Both my mother and father were deeply involved in the Cooperstown Presbyterian Church.
From my mother’s obituary:
Perhaps most central to Elinor’s life was her steadfast devotion to the First Presbyterian Church of Cooperstown, for it was there that she faithfully blended her love of family and God. A member since 1969, Elinor sang in the Chancel Choir, served in church leadership as a Deacon and an Elder, as Treasurer and Clerk of Session, volunteered as a Sunday School Teacher, was a member and/or chair of numerous committees over the years, and participated fully in the women’s association. A generation of young people will remember Elinor as the one who prepared the food for the weekly Thursday school gatherings at the Presbyterian Church.
I was going to say that my father did everything my mother did at the church and then some — except he didn’t sing in the choir, and I’m not sure he taught Sunday School, and he certainly didn’t participate in the women’s association. He didn’t prepare meals either.
But he WAS a deacon and an elder and the Clerk of Session (I think). My sister, who is much more entrenched in the Presbyterian Church, could tell you what that all means.
I simply knew that he went to meetings there. A lot of them.
And he sold hot dogs at the annual Ice Cream Social.
The birthday cards from the church people often talked about his leadership, like this one:
My most powerful memories about you relate to the leadership you gave when several times over the years we found ourselves between pastors.

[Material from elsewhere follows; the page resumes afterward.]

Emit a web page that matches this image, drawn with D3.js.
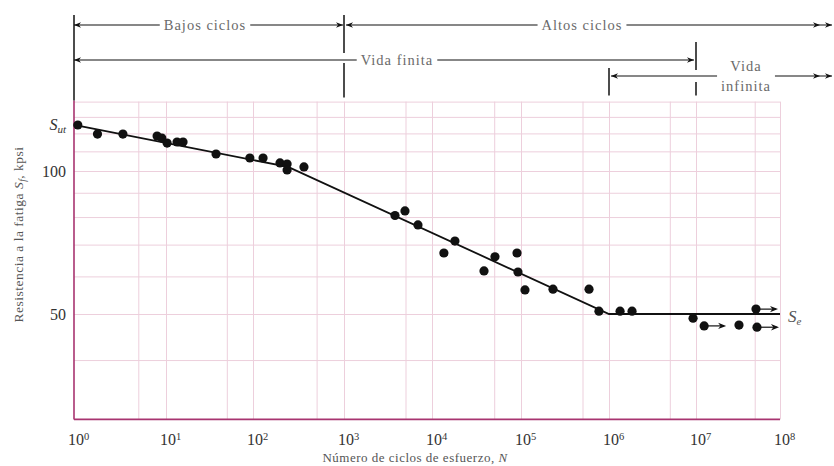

You helped keep the ship floating and moving forward…
This was my favorite church story:
My most vivid memory … is of the congregational meeting relating to the arrangement of the pews in the sanctuary which were to be reinstalled after being removed for refurbishing. The temporary chairs used while the pews were worked on were arranged in a semicircle, and some church members wanted the pews to be arranged like that. Other members were determined that the pews should be placed in straight rows as they had been in the past. Supporters of both views expressed strong feelings, but you did a masterful job as moderator in keeping order, giving everyone opportunity to express their opinion, and guiding the factions to a compromise whereby the two center sections of pews were replaced in straight lines as before but the two side sections were angled to give an overall sense of a curve.
I can picture my father, patiently listening, patiently giving everyone a chance to speak, gently leading the way to compromise. Attentive listening is one of his super-powers.
Today, I stopped by the church to see the “curved” pew arrangement.
The angling is so slight that it’s barely perceptible. If I felt strongly about the curve, I might have felt cheated.
Sometimes it’s enough to be heard.
In any event, the church stayed afloat and moved forward, thanks, in part, to my father.
3 thoughts on “P is for Presbyterian”
Those cards for him are well worth holding onto.
The church architecture reminds me a bit of a couple of Presbyterian churches I know here.
It’s a beautiful old church. It takes people to keep a church open. Sounds like your parents were those people.
Sounds like a couple any church would love to have as members. My paternal grandparents were Presbyterian but my father became a Congregational minister, so I didn’t grow up Presbyterian, but involved members are the same in every church, I think.